### GOAL
Your copy should be exact, beginning at the line containing "Emit a Python" and ending at the line containing "0.54, 0.54, 0.529]", with both lines kept and every picture dropped.

***** RECORDS FOR THE TASK

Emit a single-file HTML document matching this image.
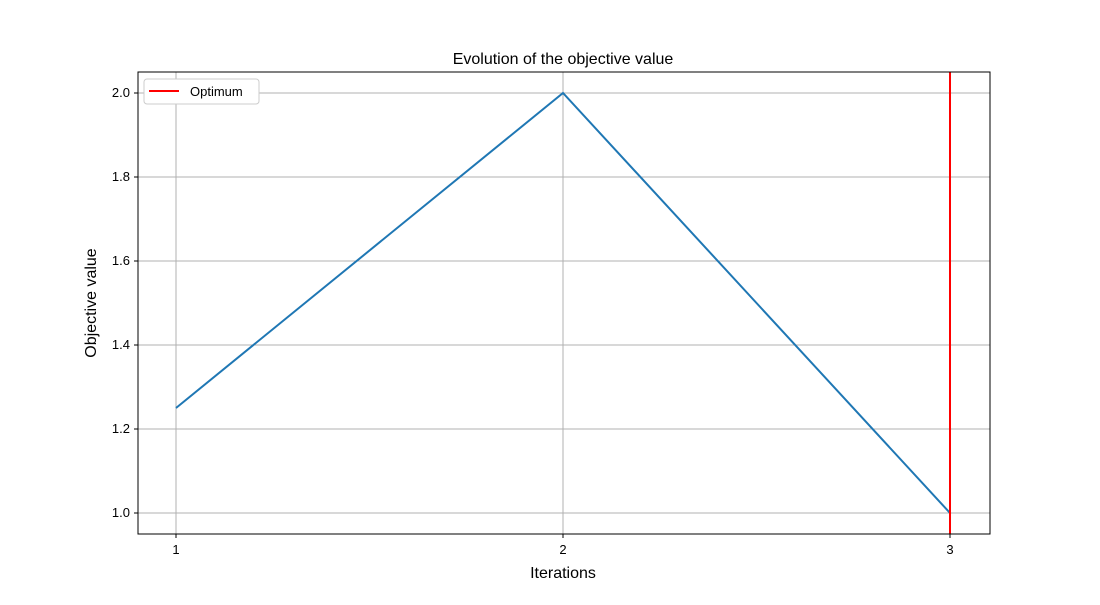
<!DOCTYPE html>
<html><head><meta charset="utf-8"><style>
body{margin:0;background:#fff;font-family:"Liberation Sans","DejaVu Sans",sans-serif}
</style></head><body>
<svg id="chart" width="1100" height="600" xmlns="http://www.w3.org/2000/svg">
<rect width="1100" height="600" fill="#fff"/>
<g id="grid"></g>
<g id="ticks"></g>
<polyline id="series" fill="none" stroke="#1f77b4" stroke-width="2"/>
<line id="opt" stroke="red" stroke-width="2"/>
<rect x="138" y="72" width="852" height="462" fill="none" stroke="#000" stroke-width="1"/>
<text x="563" y="64" font-size="16" text-anchor="middle">Evolution of the objective value</text>
<text x="563" y="578" font-size="16" text-anchor="middle">Iterations</text>
<text transform="translate(96,303) rotate(-90)" font-size="16" text-anchor="middle">Objective value</text>
<g>
<rect x="144" y="79" width="115" height="25" rx="3" fill="#fff" stroke="#ccc"/>
<line x1="149" y1="91" x2="179" y2="91" stroke="red" stroke-width="2"/>
<text x="190" y="96" font-size="13">Optimum</text>
</g>
</svg>
<script>
const iterations=[1,2,3];
const values=[1.25,2.0,1.0];
const optimum=3;
const yTicks=[1.0,1.2,1.4,1.6,1.8,2.0];
const xTicks=[1,2,3];
const X=v=>176+(v-1)*387;
const Y=v=>513-(v-1)*420;
const ns="http://www.w3.org/2000/svg";
const grid=document.getElementById('grid'),ticks=document.getElementById('ticks');
function mk(tag,attrs,parent){const e=document.createElementNS(ns,tag);for(const k in attrs)e.setAttribute(k,attrs[k]);parent.appendChild(e);return e;}
yTicks.forEach(t=>{
 const g=mk('line',{x1:138,x2:990,y1:Y(t),y2:Y(t),stroke:'#b0b0b0','stroke-width':1},grid);
 
 
 mk('line',{x1:134,x2:138,y1:Y(t),y2:Y(t),stroke:'#000'},ticks);
 const l=mk('text',{x:130,y:Y(t)+4,'font-size':13,'text-anchor':'end'},ticks);
 l.textContent=t.toFixed(1);
 
 
});
xTicks.forEach(t=>{
 const g=mk('line',{x1:X(t),x2:X(t),y1:72,y2:534,stroke:'#b0b0b0','stroke-width':1},grid);
 
 
 mk('line',{x1:X(t),x2:X(t),y1:534,y2:538,stroke:'#000'},ticks);
 const l=mk('text',{x:X(t),y:554,'font-size':13,'text-anchor':'middle'},ticks);
 l.textContent=t;
 
 
});
document.getElementById('series').setAttribute('points',iterations.map((x,i)=>X(x)+','+Y(values[i])).join(' '));
const o=document.getElementById('opt');
o.setAttribute('x1',X(optimum));o.setAttribute('x2',X(optimum));o.setAttribute('y1',72);o.setAttribute('y2',534);
</script>
</body></html>
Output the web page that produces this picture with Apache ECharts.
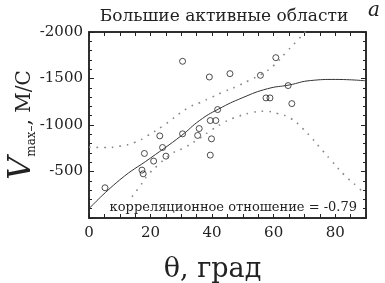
<!DOCTYPE html>
<html>
<head>
<meta charset="utf-8">
<script src="https://cdn.jsdelivr.net/npm/echarts@6/dist/echarts.min.js"></script>
<style>
  html, body { margin: 0; padding: 0; background: #fff; }
  #chart { width: 385px; height: 283px; }
</style>
</head>
<body>
<div id="chart"></div>
<script>
// точки: угол θ (град) и скорость V (м/с)
var thetaPts = [5.2, 17.2, 17.6, 18, 21, 23, 23.9, 25, 30.4, 30.4, 35.3, 35.8, 39.1, 39.4, 39.4, 39.8, 41.2, 41.8, 45.8, 55.7, 57.5, 58.8, 60.7, 64.7, 65.9];
var vPts = [-325, -515, -475, -694, -612, -883, -758, -665, -905, -1685, -888, -962, -1516, -1048, -676, -851, -1048, -1166, -1552, -1534, -1291, -1291, -1724, -1424, -1230];

// регрессия (сплошная линия)
var fitTheta = [0, 10, 20, 30, 36, 42, 50, 58, 65, 72, 80, 90];
var fitV = [-100, -410, -645, -885, -1050, -1170, -1295, -1390, -1430, -1478, -1490, -1475];

// доверительные границы (пунктир)
var upTheta = [0, 5, 10, 15, 19, 24, 32, 36, 40, 44, 48, 52, 56, 60, 64, 68, 71];
var upV = [-762, -758, -772, -815, -885, -990, -1180, -1240, -1300, -1360, -1415, -1480, -1545, -1640, -1780, -1920, -2030];
var lowTheta = [14, 16.3, 19, 22.3, 27, 31.5, 36, 40, 44, 47, 52.5, 57, 61.3, 65.6, 69.4, 72, 74.8, 78.6, 83, 87.2, 89.5];
var lowV = [-229, -330, -455, -565, -694, -765, -860, -950, -1030, -1075, -1130, -1148, -1123, -1070, -963, -874, -767, -622, -461, -336, -260];

var xTicks = [0, 20, 40, 60, 80];
var yTicks = [-2000, -1500, -1000, -500];

var serif = 'DejaVu Serif';
var ink = '#222';

function pairs(xs, ys) {
  return xs.map(function (x, i) { return [x, ys[i]]; });
}

function xAxisCfg(pos, labels) {
  return {
    type: 'value', gridIndex: 0, position: pos, min: 0, max: 90, interval: 5,
    axisLine: { show: true, onZero: false, lineStyle: { color: ink, width: 1.5 } },
    axisTick: { show: true, inside: true, length: 4, lineStyle: { color: ink, width: 1 } },
    splitLine: { show: false },
    axisLabel: {
      show: labels, color: ink, fontFamily: serif, fontSize: 15, margin: 8,
      formatter: function (v) { return xTicks.indexOf(v) >= 0 ? String(v) : ''; }
    }
  };
}

function yAxisCfg(pos, labels) {
  return {
    type: 'value', gridIndex: 0, position: pos, min: -2000, max: 0, interval: 500, inverse: true,
    axisLine: { show: true, onZero: false, lineStyle: { color: ink, width: 1.5 } },
    axisTick: { show: true, inside: true, length: 5, lineStyle: { color: ink, width: 1 } },
    minorTick: { show: true, splitNumber: 5, length: 3, lineStyle: { color: ink, width: 1 } },
    splitLine: { show: false },
    axisLabel: {
      show: labels, color: ink, fontFamily: serif, fontSize: 15, margin: 6,
      formatter: function (v) { return yTicks.indexOf(v) >= 0 ? String(v) : ''; }
    }
  };
}

var xBottom = xAxisCfg('bottom', true);
xBottom.name = 'θ, град';
xBottom.nameLocation = 'middle';
xBottom.nameGap = 38;
xBottom.nameMoveOverlap = false;
xBottom.nameTextStyle = { color: ink, fontFamily: serif, fontSize: 27, padding: [0, 30, 0, 0] };

var yLeft = yAxisCfg('left', true);
yLeft.name = '{v|V}{s|max–}{u|, М/С}';
yLeft.nameLocation = 'middle';
yLeft.nameRotate = 90;
yLeft.nameGap = 51;
yLeft.nameMoveOverlap = false;
yLeft.nameTextStyle = {
  rich: {
    v: { fontFamily: serif, fontStyle: 'italic', fontSize: 32, color: ink },
    s: { fontFamily: serif, fontSize: 12, color: ink, verticalAlign: 'bottom' },
    u: { fontFamily: serif, fontSize: 20, color: ink, verticalAlign: 'bottom', padding: [0, 0, 3, 0] }
  }
};

var chart = echarts.init(document.getElementById('chart'));
chart.setOption({
  animation: false,
  title: {
    text: 'Большие активные области',
    left: 219, top: 3, textAlign: 'center',
    textStyle: { fontFamily: serif, fontSize: 17, fontWeight: 'normal', color: ink }
  },
  grid: {
    left: 89, right: 19, top: 32, bottom: 65, outerBoundsMode: 'none', containLabel: false,
    show: true, borderColor: ink, borderWidth: 1.5, backgroundColor: 'rgba(0,0,0,0)'
  },
  xAxis: [xBottom, xAxisCfg('top', false)],
  yAxis: [yLeft, yAxisCfg('right', false)],
  graphic: [
    { type: 'text', left: 368, top: 1, style: { text: 'a', fontFamily: serif, fontStyle: 'italic', fontSize: 20, fill: ink } },
    { type: 'text', right: 28, top: 201, style: { text: 'корреляционное отношение = -0.79', fontFamily: serif, fontSize: 13, fill: ink } }
  ],
  series: [
    {
      type: 'line', data: pairs(upTheta, upV), smooth: true, showSymbol: false,
      lineStyle: { color: '#888', width: 1.6, type: [1.6, 6] }
    },
    {
      type: 'line', data: pairs(lowTheta, lowV), smooth: true, showSymbol: false,
      lineStyle: { color: '#888', width: 1.6, type: [1.6, 6] }
    },
    {
      type: 'line', data: pairs(fitTheta, fitV), smooth: true, showSymbol: false,
      lineStyle: { color: '#333', width: 1 }
    },
    {
      type: 'scatter', data: pairs(thetaPts, vPts), symbol: 'circle', symbolSize: 6,
      itemStyle: { color: 'rgba(0,0,0,0)', borderColor: ink, borderWidth: 1 }
    }
  ]
});
</script>
</body>
</html>
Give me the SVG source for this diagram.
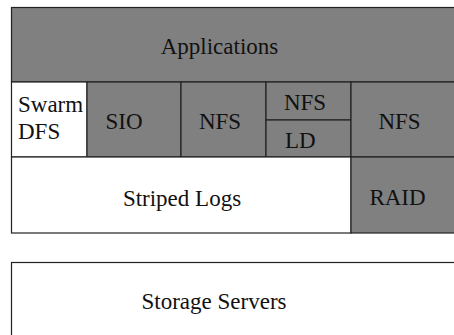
<svg xmlns="http://www.w3.org/2000/svg" width="454" height="335" viewBox="0 0 454 335">
<style>
.g{fill:#808080;stroke:#222;stroke-width:1.2}
.w{fill:#fff;stroke:#222;stroke-width:1.2}
</style>
<rect width="454" height="335" fill="#fff"/>
<g font-family="Liberation Serif, DejaVu Serif, serif" font-size="23" fill="#111" text-anchor="middle">
<g id="applications"><rect class="g" x="11.5" y="7.5" width="450" height="74.5"/><text x="219.5" y="54">Applications</text></g>
<g id="swarm"><rect class="w" x="11.5" y="82" width="75.5" height="75"/><text text-anchor="start" x="18" y="111.5">Swarm</text><text text-anchor="start" x="18" y="139">DFS</text></g>
<g id="sio"><rect class="g" x="87" y="82" width="94" height="75"/><text x="124" y="129">SIO</text></g>
<g id="nfs1"><rect class="g" x="181" y="82" width="85" height="75"/><text x="220" y="129">NFS</text></g>
<g id="nfs2"><rect class="g" x="266" y="82" width="85" height="38"/><text x="305" y="110">NFS</text></g>
<g id="ld"><rect class="g" x="266" y="120" width="85" height="37"/><text text-anchor="start" x="285" y="147.5">LD</text></g>
<g id="nfs3"><rect class="g" x="351" y="82" width="110" height="75"/><text x="399.5" y="129">NFS</text></g>
<g id="striped"><rect class="w" x="11.5" y="157" width="339.5" height="76"/><text x="182" y="205.5">Striped Logs</text></g>
<g id="raid"><rect class="g" x="351" y="157" width="110" height="76"/><text x="397.5" y="205">RAID</text></g>
<g id="storage"><rect class="w" x="11.5" y="262.5" width="450" height="80"/><text x="214" y="309">Storage Servers</text></g>
</g>
<g id="connectors"></g>
</svg>
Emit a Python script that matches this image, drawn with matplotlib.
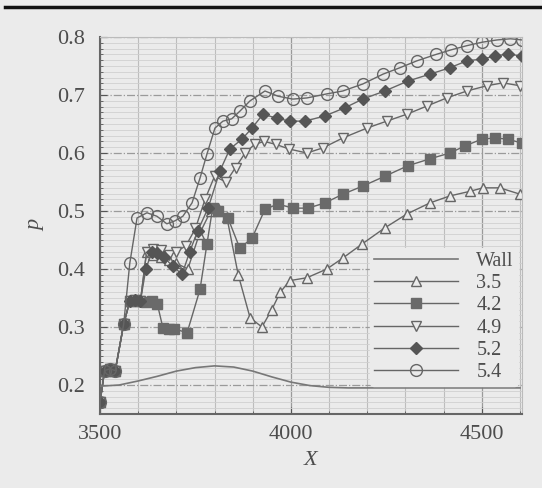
import numpy as np
import matplotlib
matplotlib.use("Agg")
import matplotlib.pyplot as plt
from matplotlib.lines import Line2D

# wall pressure
wall_x = [3500, 3550, 3600, 3650, 3700, 3750, 3800, 3850, 3900, 3950, 4000,
          4050, 4100, 4150, 4200, 4300, 4400, 4500, 4600]
wall_y = [0.198, 0.200, 0.207, 0.215, 0.224, 0.230, 0.233, 0.231, 0.224, 0.214,
          0.205, 0.199, 0.196, 0.195, 0.195, 0.195, 0.195, 0.195, 0.195]

x35 = [3500, 3512, 3526, 3540, 3562, 3578, 3592, 3606, 3622, 3640, 3660, 3680, 3700,
       3730, 3760, 3790, 3810, 3832, 3862, 3893, 3924, 3950, 3972, 3997, 4042, 4094,
       4136, 4186, 4246, 4304, 4364, 4416, 4469, 4503, 4547, 4600]
y35 = [0.17, 0.225, 0.228, 0.225, 0.305, 0.345, 0.347, 0.345, 0.43, 0.425, 0.42, 0.415,
       0.41, 0.40, 0.46, 0.50, 0.505, 0.49, 0.39, 0.316, 0.30, 0.33, 0.36, 0.38, 0.385,
       0.40, 0.419, 0.443, 0.471, 0.495, 0.514, 0.526, 0.534, 0.54, 0.54, 0.529]

x42 = [3500, 3512, 3526, 3540, 3562, 3578, 3592, 3606, 3620, 3635, 3650, 3665, 3680,
       3695, 3728, 3762, 3780, 3795, 3809, 3835, 3866, 3898, 3932, 3966, 4005, 4045,
       4089, 4136, 4188, 4246, 4306, 4364, 4416, 4455, 4500, 4534, 4568, 4605]
y42 = [0.17, 0.225, 0.228, 0.225, 0.305, 0.345, 0.347, 0.345, 0.343, 0.345, 0.340,
       0.298, 0.297, 0.297, 0.29, 0.365, 0.443, 0.505, 0.50, 0.488, 0.436, 0.453, 0.503,
       0.512, 0.505, 0.505, 0.514, 0.529, 0.543, 0.560, 0.578, 0.590, 0.60, 0.612,
       0.624, 0.626, 0.624, 0.617]

x49 = [3500, 3512, 3526, 3540, 3562, 3578, 3592, 3606, 3622, 3640, 3660, 3680, 3700,
       3725, 3750, 3775, 3800, 3830, 3855, 3880, 3905, 3930, 3960, 3995, 4042, 4084,
       4136, 4199, 4251, 4304, 4356, 4408, 4461, 4513, 4555, 4600]
y49 = [0.17, 0.225, 0.228, 0.225, 0.305, 0.345, 0.347, 0.345, 0.43, 0.435, 0.432,
       0.425, 0.43, 0.44, 0.47, 0.52, 0.56, 0.55, 0.575, 0.60, 0.615, 0.62, 0.615, 0.607,
       0.60, 0.609, 0.626, 0.643, 0.655, 0.667, 0.681, 0.695, 0.707, 0.716, 0.721, 0.716]

x52 = [3500, 3512, 3526, 3540, 3562, 3578, 3592, 3606, 3620, 3636, 3650, 3668, 3690,
       3715, 3735, 3756, 3783, 3814, 3840, 3872, 3898, 3927, 3963, 3997, 4037, 4089,
       4141, 4188, 4246, 4306, 4364, 4416, 4461, 4500, 4534, 4568, 4605]
y52 = [0.17, 0.225, 0.228, 0.225, 0.305, 0.345, 0.347, 0.345, 0.40, 0.43, 0.428, 0.42,
       0.405, 0.391, 0.43, 0.466, 0.505, 0.569, 0.607, 0.624, 0.643, 0.667, 0.660,
       0.655, 0.655, 0.664, 0.678, 0.693, 0.707, 0.724, 0.736, 0.747, 0.759, 0.762,
       0.767, 0.771, 0.767]

x54 = [3500, 3512, 3526, 3540, 3562, 3578, 3597, 3623, 3649, 3675, 3696, 3717, 3741,
       3762, 3780, 3801, 3822, 3845, 3866, 3893, 3932, 3966, 4005, 4042, 4094, 4136,
       4188, 4241, 4285, 4330, 4380, 4420, 4460, 4500, 4540, 4575, 4605]
y54 = [0.17, 0.225, 0.228, 0.225, 0.305, 0.41, 0.488, 0.497, 0.491, 0.478, 0.483,
       0.491, 0.514, 0.557, 0.598, 0.643, 0.655, 0.659, 0.672, 0.690, 0.707, 0.698,
       0.693, 0.695, 0.702, 0.707, 0.719, 0.736, 0.747, 0.759, 0.770, 0.778, 0.785,
       0.791, 0.795, 0.797, 0.795]

bg = "#ebebeb"
lc = "#666666"
serif = ["Liberation Serif", "DejaVu Serif"]

plt.rcParams["font.family"] = serif
fig = plt.figure(figsize=(5.42, 4.88), dpi=100, facecolor=bg)
ax = fig.add_axes([0.1845, 0.1516, 0.7785, 0.7725], facecolor=bg)

ax.plot(wall_x, wall_y, color="#777777", lw=1.2, label="Wall", zorder=3)
ax.plot(x35, y35, color=lc, lw=1, marker="^", ms=6.5, mfc=bg, mec=lc, label="3.5")
ax.plot(x42, y42, color=lc, lw=1, marker="s", ms=6.5, mfc="#6a6a6a", mec="#6a6a6a", label="4.2")
ax.plot(x49, y49, color=lc, lw=1, marker="v", ms=6.5, mfc=bg, mec=lc, label="4.9")
ax.plot(x52, y52, color=lc, lw=1, marker="D", ms=6.5, mfc="#555555", mec="#555555", label="5.2")
ax.plot(x54, y54, color=lc, lw=1, marker="o", ms=8.5, mfc="none", mec=lc, label="5.4")

ax.set_xlim(3500, 4605)
ax.set_ylim(0.15, 0.8)
ax.set_xticks([3500, 4000, 4500])
ax.set_xticks(np.arange(3500, 4601, 100), minor=True)
ax.set_yticks(np.arange(0.2, 0.81, 0.1))
ax.set_yticks(np.arange(0.15, 0.801, 0.01), minor=True)
ax.set_yticklabels(["0.2", "0.3", "0.4", "0.5", "0.6", "0.7", "0.8"])

ax.grid(True, which="minor", axis="y", color="#d0d0d0", lw=0.6)
ax.grid(True, which="minor", axis="x", color="#bdbdbd", lw=0.8)
ax.grid(True, which="major", axis="y", color="#9a9a9a", lw=0.9, ls="-.")
ax.grid(True, which="major", axis="x", color="#9a9a9a", lw=0.9)

ax.tick_params(which="both", direction="in", colors="#555555", labelcolor="#4d4d4d")
ax.tick_params(which="major", length=5, labelsize=16)
ax.tick_params(axis="y", which="major", pad=11)
ax.tick_params(axis="x", which="major", pad=8)
ax.tick_params(which="minor", length=2.5)
for s in ["left", "bottom"]:
    ax.spines[s].set_color("#666666")
    ax.spines[s].set_linewidth(1.5)
for s in ["top", "right"]:
    ax.spines[s].set_color("#bbbbbb")
    ax.spines[s].set_linewidth(0.8)

ax.set_xlabel("X", fontsize=16, style="italic", color="#4d4d4d", labelpad=5)
ax.set_ylabel("p", fontsize=16, style="italic", color="#4d4d4d", labelpad=8)

leg = ax.legend(loc="lower right", bbox_to_anchor=(1.0, 0.064), fontsize=14.5,
                frameon=True, facecolor=bg, edgecolor=bg, framealpha=1,
                handlelength=4.2, handletextpad=0.9, labelspacing=0.15,
                borderpad=0.2, borderaxespad=0.2)
for t in leg.get_texts():
    t.set_color("#4d4d4d")

fig.add_artist(Line2D([0.01, 1.0], [1 - 7 / 488, 1 - 7 / 488], color="#111111", lw=2.5))

fig.savefig("out.png", dpi=100, facecolor=bg)
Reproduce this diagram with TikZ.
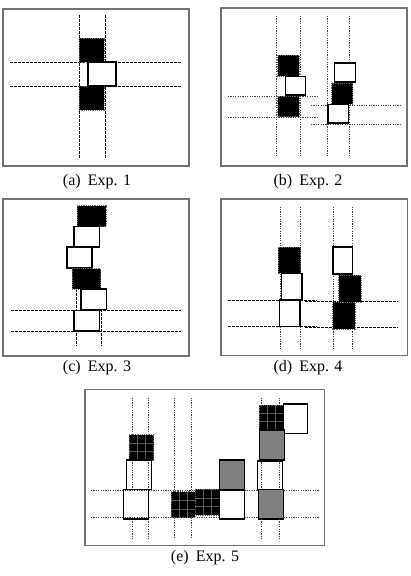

**********

### ANSWER FOR THIS EXERCISE
Emit a Python script that matches this image, drawn with matplotlib.
import numpy as np
import matplotlib
matplotlib.use("Agg")
import matplotlib.pyplot as plt
from matplotlib.lines import Line2D

# wall pressure
wall_x = [3500, 3550, 3600, 3650, 3700, 3750, 3800, 3850, 3900, 3950, 4000,
          4050, 4100, 4150, 4200, 4300, 4400, 4500, 4600]
wall_y = [0.198, 0.200, 0.207, 0.215, 0.224, 0.230, 0.233, 0.231, 0.224, 0.214,
          0.205, 0.199, 0.196, 0.195, 0.195, 0.195, 0.195, 0.195, 0.195]

x35 = [3500, 3512, 3526, 3540, 3562, 3578, 3592, 3606, 3622, 3640, 3660, 3680, 3700,
       3730, 3760, 3790, 3810, 3832, 3862, 3893, 3924, 3950, 3972, 3997, 4042, 4094,
       4136, 4186, 4246, 4304, 4364, 4416, 4469, 4503, 4547, 4600]
y35 = [0.17, 0.225, 0.228, 0.225, 0.305, 0.345, 0.347, 0.345, 0.43, 0.425, 0.42, 0.415,
       0.41, 0.40, 0.46, 0.50, 0.505, 0.49, 0.39, 0.316, 0.30, 0.33, 0.36, 0.38, 0.385,
       0.40, 0.419, 0.443, 0.471, 0.495, 0.514, 0.526, 0.534, 0.54, 0.54, 0.529]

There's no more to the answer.